Crip Camp has been a game-changer in documentary cinema, as an authentically disabled-led, inclusive and accessible production, and as a piece of storytelling that lifts up and celebrates a huge community of people longing to see ourselves represented. The filmmakers brought all their expertise, creativity and heart to creating processes and outcomes that really centred disabled perspectives and experiences, and I think as filmmakers we all benefit from learning from the journeys that other artists have taken, and applying that wisdom to our own practice. Doc Society and Netflix also really value the potential of a case study to empower the film community, so they were passionate about the Toolkit centring Crip Camp as a resource. We’re aware that there is much to do in the wider industry to ensure that films like this aren't just a one-off, and that D/deaf and disabled voices are encouraged, funded and championed going forward, so capturing Crip Camp’s approach was timely and crucial. As Jim LeBrecht, co-director of Crip Camp says: “I think we are all looking for this day in which people with disabilities are in films not because of their disability but because we are a part of society, and part of the fabric of life.
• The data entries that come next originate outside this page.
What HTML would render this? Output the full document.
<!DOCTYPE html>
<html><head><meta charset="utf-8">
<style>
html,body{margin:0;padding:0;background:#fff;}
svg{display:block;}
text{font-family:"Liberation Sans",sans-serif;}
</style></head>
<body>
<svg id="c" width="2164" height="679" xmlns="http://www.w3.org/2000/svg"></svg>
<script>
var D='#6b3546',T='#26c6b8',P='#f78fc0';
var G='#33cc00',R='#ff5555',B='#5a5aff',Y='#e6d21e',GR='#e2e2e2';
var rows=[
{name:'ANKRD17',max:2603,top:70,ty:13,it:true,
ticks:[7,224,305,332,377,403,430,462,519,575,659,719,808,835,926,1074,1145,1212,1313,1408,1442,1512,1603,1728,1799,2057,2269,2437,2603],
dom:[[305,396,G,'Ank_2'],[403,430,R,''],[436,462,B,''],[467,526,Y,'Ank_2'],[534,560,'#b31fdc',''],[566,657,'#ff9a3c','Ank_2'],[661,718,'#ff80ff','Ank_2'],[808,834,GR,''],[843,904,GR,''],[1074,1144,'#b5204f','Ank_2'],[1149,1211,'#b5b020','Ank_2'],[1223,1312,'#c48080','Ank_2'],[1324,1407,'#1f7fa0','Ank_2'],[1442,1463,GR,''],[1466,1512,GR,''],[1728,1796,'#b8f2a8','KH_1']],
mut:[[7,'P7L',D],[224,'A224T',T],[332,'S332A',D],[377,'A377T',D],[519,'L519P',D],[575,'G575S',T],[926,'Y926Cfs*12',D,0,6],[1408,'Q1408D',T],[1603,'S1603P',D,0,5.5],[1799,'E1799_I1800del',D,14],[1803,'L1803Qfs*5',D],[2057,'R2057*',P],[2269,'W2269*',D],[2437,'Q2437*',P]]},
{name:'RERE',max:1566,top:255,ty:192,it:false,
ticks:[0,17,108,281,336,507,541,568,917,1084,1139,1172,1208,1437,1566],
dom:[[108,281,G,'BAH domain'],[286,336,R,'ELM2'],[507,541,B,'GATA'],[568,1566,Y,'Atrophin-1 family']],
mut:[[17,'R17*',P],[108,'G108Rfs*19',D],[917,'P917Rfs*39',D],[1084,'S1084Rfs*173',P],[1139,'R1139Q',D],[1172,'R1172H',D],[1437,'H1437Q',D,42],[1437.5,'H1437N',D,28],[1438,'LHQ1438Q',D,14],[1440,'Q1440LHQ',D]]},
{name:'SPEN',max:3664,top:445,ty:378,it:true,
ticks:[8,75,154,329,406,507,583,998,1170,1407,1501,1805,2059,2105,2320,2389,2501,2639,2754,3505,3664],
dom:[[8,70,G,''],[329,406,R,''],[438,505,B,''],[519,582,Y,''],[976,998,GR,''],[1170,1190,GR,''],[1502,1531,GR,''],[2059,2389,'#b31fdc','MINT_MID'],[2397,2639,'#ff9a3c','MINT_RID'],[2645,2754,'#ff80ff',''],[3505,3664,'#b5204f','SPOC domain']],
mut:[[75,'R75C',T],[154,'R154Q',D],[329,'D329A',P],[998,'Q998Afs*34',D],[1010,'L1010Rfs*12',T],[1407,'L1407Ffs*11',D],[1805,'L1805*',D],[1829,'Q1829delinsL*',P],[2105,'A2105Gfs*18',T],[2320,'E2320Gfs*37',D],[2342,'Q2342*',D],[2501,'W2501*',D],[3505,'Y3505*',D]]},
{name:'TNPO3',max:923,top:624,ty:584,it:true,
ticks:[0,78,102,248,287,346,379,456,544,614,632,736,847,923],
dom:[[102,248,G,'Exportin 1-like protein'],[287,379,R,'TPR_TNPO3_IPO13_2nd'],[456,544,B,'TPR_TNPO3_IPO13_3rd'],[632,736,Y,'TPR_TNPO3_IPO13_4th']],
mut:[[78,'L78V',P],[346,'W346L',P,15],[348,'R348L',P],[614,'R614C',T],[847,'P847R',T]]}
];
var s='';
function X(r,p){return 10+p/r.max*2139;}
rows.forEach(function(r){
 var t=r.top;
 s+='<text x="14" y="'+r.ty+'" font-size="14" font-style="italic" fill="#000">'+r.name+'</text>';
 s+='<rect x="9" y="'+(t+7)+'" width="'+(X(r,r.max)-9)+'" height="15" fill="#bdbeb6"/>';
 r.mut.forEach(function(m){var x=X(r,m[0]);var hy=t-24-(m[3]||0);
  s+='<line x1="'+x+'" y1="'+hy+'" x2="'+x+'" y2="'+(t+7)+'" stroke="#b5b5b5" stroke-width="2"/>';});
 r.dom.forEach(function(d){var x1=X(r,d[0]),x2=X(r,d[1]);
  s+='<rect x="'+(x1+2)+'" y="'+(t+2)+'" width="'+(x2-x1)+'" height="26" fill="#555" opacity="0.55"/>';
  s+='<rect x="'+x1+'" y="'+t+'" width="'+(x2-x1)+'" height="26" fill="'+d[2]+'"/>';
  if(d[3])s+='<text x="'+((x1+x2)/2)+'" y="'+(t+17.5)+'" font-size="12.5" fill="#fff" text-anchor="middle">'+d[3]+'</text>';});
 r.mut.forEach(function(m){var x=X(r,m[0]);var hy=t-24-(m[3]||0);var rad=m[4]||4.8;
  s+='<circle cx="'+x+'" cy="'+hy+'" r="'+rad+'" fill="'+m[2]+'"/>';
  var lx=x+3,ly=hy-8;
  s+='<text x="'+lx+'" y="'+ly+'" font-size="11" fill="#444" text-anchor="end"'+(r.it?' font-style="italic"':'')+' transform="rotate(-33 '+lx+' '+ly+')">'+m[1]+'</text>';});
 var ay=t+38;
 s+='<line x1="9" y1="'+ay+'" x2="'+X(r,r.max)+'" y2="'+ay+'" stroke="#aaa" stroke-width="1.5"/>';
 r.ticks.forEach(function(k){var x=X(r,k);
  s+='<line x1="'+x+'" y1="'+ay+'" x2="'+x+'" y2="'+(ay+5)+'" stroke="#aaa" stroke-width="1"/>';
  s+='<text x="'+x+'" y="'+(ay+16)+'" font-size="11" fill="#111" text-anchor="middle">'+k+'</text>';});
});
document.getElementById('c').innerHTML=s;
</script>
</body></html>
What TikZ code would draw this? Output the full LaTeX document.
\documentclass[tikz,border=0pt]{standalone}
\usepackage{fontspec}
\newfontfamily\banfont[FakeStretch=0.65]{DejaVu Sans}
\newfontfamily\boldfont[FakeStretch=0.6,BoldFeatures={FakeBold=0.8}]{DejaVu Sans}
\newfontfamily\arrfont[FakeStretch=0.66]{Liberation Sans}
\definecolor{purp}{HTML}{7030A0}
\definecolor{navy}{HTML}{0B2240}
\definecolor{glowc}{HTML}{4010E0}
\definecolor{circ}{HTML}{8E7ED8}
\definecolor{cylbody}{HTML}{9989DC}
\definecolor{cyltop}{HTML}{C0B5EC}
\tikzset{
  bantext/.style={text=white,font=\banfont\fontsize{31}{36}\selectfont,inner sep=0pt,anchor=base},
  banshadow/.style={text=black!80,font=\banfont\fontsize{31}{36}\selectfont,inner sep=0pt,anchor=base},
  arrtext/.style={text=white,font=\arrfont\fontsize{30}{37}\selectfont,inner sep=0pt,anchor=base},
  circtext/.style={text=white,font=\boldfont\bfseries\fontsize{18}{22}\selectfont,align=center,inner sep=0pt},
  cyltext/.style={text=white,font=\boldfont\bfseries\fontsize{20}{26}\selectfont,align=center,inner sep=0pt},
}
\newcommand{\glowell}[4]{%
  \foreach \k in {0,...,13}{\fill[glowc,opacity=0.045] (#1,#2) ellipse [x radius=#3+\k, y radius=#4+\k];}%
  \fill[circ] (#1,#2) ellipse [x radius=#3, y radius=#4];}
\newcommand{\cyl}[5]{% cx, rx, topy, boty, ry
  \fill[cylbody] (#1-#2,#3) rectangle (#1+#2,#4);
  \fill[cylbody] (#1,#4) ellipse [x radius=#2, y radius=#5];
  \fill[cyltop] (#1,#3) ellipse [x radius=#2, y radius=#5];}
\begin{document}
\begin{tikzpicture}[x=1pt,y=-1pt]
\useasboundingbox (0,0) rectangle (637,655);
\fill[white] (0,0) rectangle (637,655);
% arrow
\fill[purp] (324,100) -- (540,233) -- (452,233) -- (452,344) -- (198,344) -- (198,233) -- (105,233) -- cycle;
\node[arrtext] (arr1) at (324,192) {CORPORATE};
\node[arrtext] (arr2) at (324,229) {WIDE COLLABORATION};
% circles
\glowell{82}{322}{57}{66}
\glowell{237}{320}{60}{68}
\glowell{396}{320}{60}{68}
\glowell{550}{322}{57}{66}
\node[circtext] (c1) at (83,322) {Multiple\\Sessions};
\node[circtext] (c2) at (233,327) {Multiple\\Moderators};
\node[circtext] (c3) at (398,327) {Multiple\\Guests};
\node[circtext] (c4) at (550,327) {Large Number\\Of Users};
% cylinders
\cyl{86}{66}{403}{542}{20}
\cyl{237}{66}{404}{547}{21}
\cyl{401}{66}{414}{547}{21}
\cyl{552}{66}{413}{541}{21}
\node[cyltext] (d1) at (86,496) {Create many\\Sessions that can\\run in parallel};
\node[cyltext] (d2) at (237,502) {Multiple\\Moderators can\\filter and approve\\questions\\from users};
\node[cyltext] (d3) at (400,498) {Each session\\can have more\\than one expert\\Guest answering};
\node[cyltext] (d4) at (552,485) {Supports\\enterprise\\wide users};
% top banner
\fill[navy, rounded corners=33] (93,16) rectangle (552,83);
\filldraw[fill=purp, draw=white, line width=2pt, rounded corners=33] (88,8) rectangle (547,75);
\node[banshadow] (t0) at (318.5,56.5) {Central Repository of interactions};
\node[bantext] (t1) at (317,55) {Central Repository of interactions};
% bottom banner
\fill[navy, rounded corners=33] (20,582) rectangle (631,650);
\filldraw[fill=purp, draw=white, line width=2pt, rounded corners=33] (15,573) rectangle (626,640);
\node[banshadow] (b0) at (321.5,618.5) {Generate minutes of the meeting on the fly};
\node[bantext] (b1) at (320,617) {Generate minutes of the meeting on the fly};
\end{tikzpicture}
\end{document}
That's the world I'm really shooting for us to see.”
In what ways is technology favouring inclusion and diversity?
I would say that technology can be part of inclusion and equity — TikTok creators' use of captions, and Zoom's recent (and belated) addition of good-quality auto-captions, are good examples — but ultimately inclusion and equity are always led by people and creativity. For example, auto captions for a film might just about convey the basics of what's being said, but high quality captions by a talented storyteller will expand the film's tone, style, sound and dialogue into layers of meaning and art that only humans can do. You can check out Christine Sun Kim's and Raymond Antrobus' work for more on this. As we highlighted in the BFI's recent Press Reset campaign, the film industry became inaccessible for most people during the pandemic, but it had always been inaccessible for D/deaf and disabled people, and now that we're re-building the industry, we must not build back the same barriers. That isn't just about technology, but mindset, and interrogating and rejecting ableism. Exclusion isn't created by accident; it's the sum of a million intentional decisions about who is considered valuable, and worthy of a voice, a salary and a place in culture. So, while there are useful technologies to assist us in inclusion and equity, I think that human courage, creativity and collaboration are the most important things.